Reputation: 712
I read from a CSV where column time contains a timestamp with miliseconds '1414250523582' When I use TimestampType in schema it returnns NULL. The only way it ready my data is to use StringType.
Now I need this value to be a Datetime for forther processing. First I god rid of the to long timestamp with this:
df2 = df.withColumn("date", col("time")[0:10].cast(IntegerType()))
a schema checks says its a integer now. now i try to make it a datetime with
df3 = df2.withColumn("date", datetime.fromtimestamp(col("time")))
it returns
TypeError: an integer is required (got type Column)
when I google people always just use col("x") to read and transform data, so what do I make wrong here?
Upvotes: 0
Views: 755
Reputation: 38
The schema checks are a bit tricky; the data in that column may be pyspark.sql.types.IntegerType
, but that is not equivalent to Python's int
type.

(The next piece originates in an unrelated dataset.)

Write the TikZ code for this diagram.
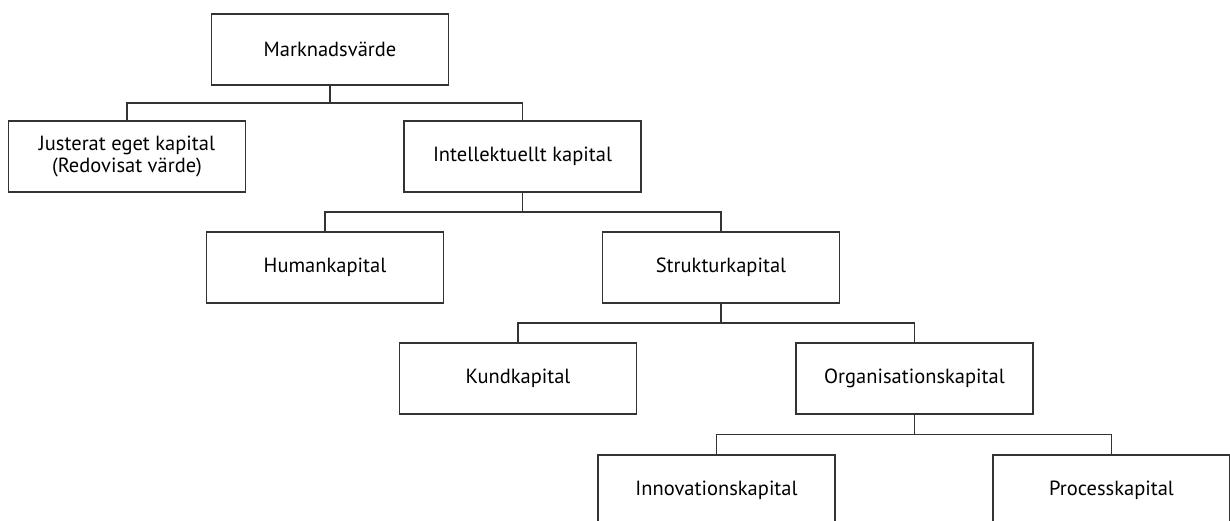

The col
function returns a pyspark.sql.column.Column
object, which often do not play nicely with vanilla Python functions like datetime.fromtimestamp
. This explains the TypeError. Even though the "date" data in the actual rows is an integer, col
doesn't allow you to access it as an integer to feed into a python function quite so simply. To apply arbitrary Python code to that integer value, you can compile a udf pretty easily, but in this case, pyspark.sql.functions already has a solution for your unix timestamp. Try this: df3 = df2.withColumn("date", from_unixtime(col("time")))
, and you should see a nice date in 2014 for your example.
Small note: This "date" column will be of StringType
.
Upvotes: 1